(REQUIRED TASK): Skip all pictures, then print the remaining material exactly.
== == ==
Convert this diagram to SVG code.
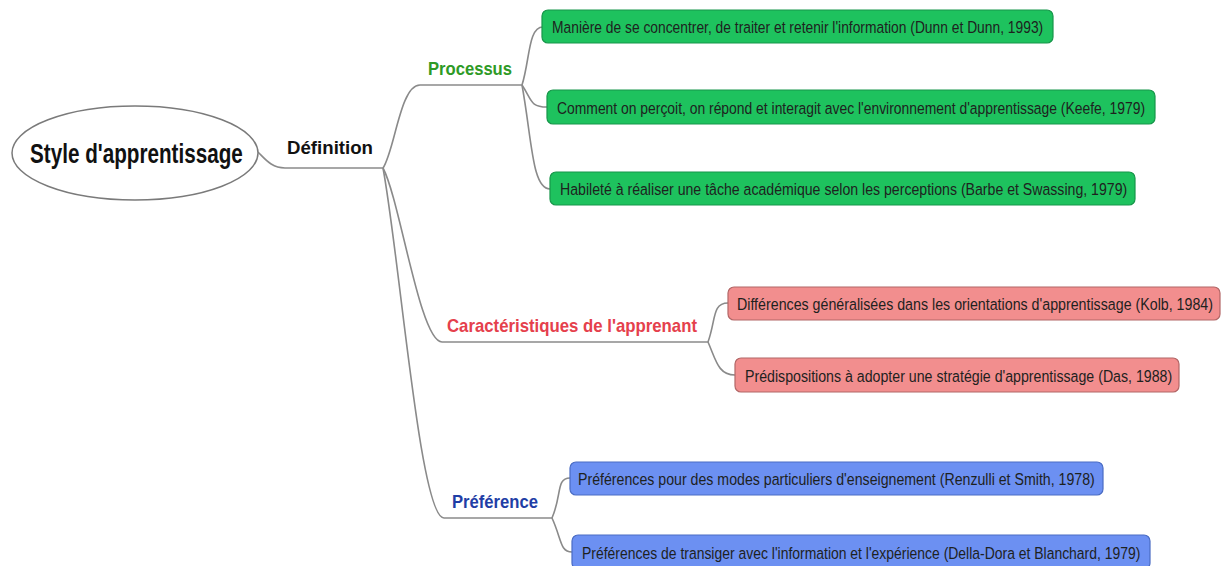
<svg xmlns="http://www.w3.org/2000/svg" width="1222" height="566" viewBox="0 0 1222 566">
<style>
text{font-family:"Liberation Sans",Arial,sans-serif}
.conn path{fill:none;stroke:#8a8a8a;stroke-width:1.6}
.lbl{font-weight:bold;font-size:19px}
.box{stroke-width:1.2}
.g rect{fill:#1ec25e;stroke:#17964a}
.r rect{fill:#f28e8e;stroke:#b26666}
.b rect{fill:#6c90f2;stroke:#4a6cc4}
.bt{font-size:17px;fill:#1e221e}
</style>
<rect width="1222" height="566" fill="#ffffff"/>
<g class="conn">
<path d="M258,152 C266,160 272,168 285,168 L383,168"/>
<path d="M383,168 C395,150 400,85 420,85 L522,85"/>
<path d="M383,168 C400,200 420,342 442,342 L708,342"/>
<path d="M383,168 C400,260 420,518 444,518 L552,518"/>
<path d="M522,85 C530,60 528,27 543,27"/>
<path d="M522,85 C532,100 530,107 547,107"/>
<path d="M522,85 C532,140 532,189 550,189"/>
<path d="M708,342 C716,320 712,303 728,303"/>
<path d="M708,342 C716,360 718,375 735,375"/>
<path d="M552,518 C562,495 556,478 570,478"/>
<path d="M552,518 C562,540 560,552 572,552"/>
</g>
<g id="root">
<ellipse cx="135" cy="153" rx="123" ry="47" fill="#ffffff" stroke="#7a7a7a" stroke-width="1.5"/>
<text transform="translate(30,163) scale(0.8,1)" font-size="28" font-weight="bold" fill="#111" textLength="266" lengthAdjust="spacingAndGlyphs">Style d'apprentissage</text>
</g>
<g id="definition">
<text class="lbl" x="287" y="154" fill="#111" textLength="86" lengthAdjust="spacingAndGlyphs">Définition</text>
</g>
<g id="processus">
<text class="lbl" x="428" y="75" fill="#2e9a26" textLength="84" lengthAdjust="spacingAndGlyphs">Processus</text>
</g>
<g id="caracteristiques">
<text class="lbl" x="447" y="332" fill="#e5404c" textLength="250" lengthAdjust="spacingAndGlyphs">Caractéristiques de l'apprenant</text>
</g>
<g id="preference">
<text class="lbl" x="452" y="508" fill="#1f3ea6" textLength="86" lengthAdjust="spacingAndGlyphs">Préférence</text>
</g>
<g id="p1" class="g">
<rect class="box" x="542" y="10" width="511" height="33" rx="6"/>
<text class="bt" transform="translate(552,33) scale(0.8,1)" textLength="614" lengthAdjust="spacingAndGlyphs">Manière de se concentrer, de traiter et retenir l'information (Dunn et Dunn, 1993)</text>
</g>
<g id="p2" class="g">
<rect class="box" x="547" y="90" width="608" height="34" rx="6"/>
<text class="bt" transform="translate(557,114) scale(0.8,1)" textLength="735" lengthAdjust="spacingAndGlyphs">Comment on perçoit, on répond et interagit avec l'environnement d'apprentissage (Keefe, 1979)</text>
</g>
<g id="p3" class="g">
<rect class="box" x="550" y="172" width="585" height="33" rx="6"/>
<text class="bt" transform="translate(560,195) scale(0.8,1)" textLength="709" lengthAdjust="spacingAndGlyphs">Habileté à réaliser une tâche académique selon les perceptions (Barbe et Swassing, 1979)</text>
</g>
<g id="c1" class="r">
<rect class="box" x="728" y="287" width="492" height="33" rx="6"/>
<text class="bt" transform="translate(737,310) scale(0.8,1)" textLength="595" lengthAdjust="spacingAndGlyphs">Différences généralisées dans les orientations d'apprentissage (Kolb, 1984)</text>
</g>
<g id="c2" class="r">
<rect class="box" x="735" y="358" width="444" height="34" rx="6"/>
<text class="bt" transform="translate(745,382) scale(0.8,1)" textLength="534" lengthAdjust="spacingAndGlyphs">Prédispositions à adopter une stratégie d'apprentissage (Das, 1988)</text>
</g>
<g id="f1" class="b">
<rect class="box" x="570" y="462" width="533" height="33" rx="6"/>
<text class="bt" transform="translate(578,485) scale(0.8,1)" textLength="646" lengthAdjust="spacingAndGlyphs">Préférences pour des modes particuliers d'enseignement (Renzulli et Smith, 1978)</text>
</g>
<g id="f2" class="b">
<rect class="box" x="572" y="535" width="578" height="34" rx="6"/>
<text class="bt" transform="translate(582,559) scale(0.8,1)" textLength="698" lengthAdjust="spacingAndGlyphs">Préférences de transiger avec l'information et l'expérience (Della-Dora et Blanchard, 1979)</text>
</g>
</svg>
== == ==
(OUTPUT OF THE EXERCISE):
Convert this diagram to SVG code.
<svg xmlns="http://www.w3.org/2000/svg" width="1222" height="566" viewBox="0 0 1222 566">
<style>
text{font-family:"Liberation Sans",Arial,sans-serif}
.conn path{fill:none;stroke:#8a8a8a;stroke-width:1.6}
.lbl{font-weight:bold;font-size:19px}
.box{stroke-width:1.2}
.g rect{fill:#1ec25e;stroke:#17964a}
.r rect{fill:#f28e8e;stroke:#b26666}
.b rect{fill:#6c90f2;stroke:#4a6cc4}
.bt{font-size:17px;fill:#1e221e}
</style>
<rect width="1222" height="566" fill="#ffffff"/>
<g class="conn">
<path d="M258,152 C266,160 272,168 285,168 L383,168"/>
<path d="M383,168 C395,150 400,85 420,85 L522,85"/>
<path d="M383,168 C400,200 420,342 442,342 L708,342"/>
<path d="M383,168 C400,260 420,518 444,518 L552,518"/>
<path d="M522,85 C530,60 528,27 543,27"/>
<path d="M522,85 C532,100 530,107 547,107"/>
<path d="M522,85 C532,140 532,189 550,189"/>
<path d="M708,342 C716,320 712,303 728,303"/>
<path d="M708,342 C716,360 718,375 735,375"/>
<path d="M552,518 C562,495 556,478 570,478"/>
<path d="M552,518 C562,540 560,552 572,552"/>
</g>
<g id="root">
<ellipse cx="135" cy="153" rx="123" ry="47" fill="#ffffff" stroke="#7a7a7a" stroke-width="1.5"/>
<text transform="translate(30,163) scale(0.8,1)" font-size="28" font-weight="bold" fill="#111" textLength="266" lengthAdjust="spacingAndGlyphs">Style d'apprentissage</text>
</g>
<g id="definition">
<text class="lbl" x="287" y="154" fill="#111" textLength="86" lengthAdjust="spacingAndGlyphs">Définition</text>
</g>
<g id="processus">
<text class="lbl" x="428" y="75" fill="#2e9a26" textLength="84" lengthAdjust="spacingAndGlyphs">Processus</text>
</g>
<g id="caracteristiques">
<text class="lbl" x="447" y="332" fill="#e5404c" textLength="250" lengthAdjust="spacingAndGlyphs">Caractéristiques de l'apprenant</text>
</g>
<g id="preference">
<text class="lbl" x="452" y="508" fill="#1f3ea6" textLength="86" lengthAdjust="spacingAndGlyphs">Préférence</text>
</g>
<g id="p1" class="g">
<rect class="box" x="542" y="10" width="511" height="33" rx="6"/>
<text class="bt" transform="translate(552,33) scale(0.8,1)" textLength="614" lengthAdjust="spacingAndGlyphs">Manière de se concentrer, de traiter et retenir l'information (Dunn et Dunn, 1993)</text>
</g>
<g id="p2" class="g">
<rect class="box" x="547" y="90" width="608" height="34" rx="6"/>
<text class="bt" transform="translate(557,114) scale(0.8,1)" textLength="735" lengthAdjust="spacingAndGlyphs">Comment on perçoit, on répond et interagit avec l'environnement d'apprentissage (Keefe, 1979)</text>
</g>
<g id="p3" class="g">
<rect class="box" x="550" y="172" width="585" height="33" rx="6"/>
<text class="bt" transform="translate(560,195) scale(0.8,1)" textLength="709" lengthAdjust="spacingAndGlyphs">Habileté à réaliser une tâche académique selon les perceptions (Barbe et Swassing, 1979)</text>
</g>
<g id="c1" class="r">
<rect class="box" x="728" y="287" width="492" height="33" rx="6"/>
<text class="bt" transform="translate(737,310) scale(0.8,1)" textLength="595" lengthAdjust="spacingAndGlyphs">Différences généralisées dans les orientations d'apprentissage (Kolb, 1984)</text>
</g>
<g id="c2" class="r">
<rect class="box" x="735" y="358" width="444" height="34" rx="6"/>
<text class="bt" transform="translate(745,382) scale(0.8,1)" textLength="534" lengthAdjust="spacingAndGlyphs">Prédispositions à adopter une stratégie d'apprentissage (Das, 1988)</text>
</g>
<g id="f1" class="b">
<rect class="box" x="570" y="462" width="533" height="33" rx="6"/>
<text class="bt" transform="translate(578,485) scale(0.8,1)" textLength="646" lengthAdjust="spacingAndGlyphs">Préférences pour des modes particuliers d'enseignement (Renzulli et Smith, 1978)</text>
</g>
<g id="f2" class="b">
<rect class="box" x="572" y="535" width="578" height="34" rx="6"/>
<text class="bt" transform="translate(582,559) scale(0.8,1)" textLength="698" lengthAdjust="spacingAndGlyphs">Préférences de transiger avec l'information et l'expérience (Della-Dora et Blanchard, 1979)</text>
</g>
</svg>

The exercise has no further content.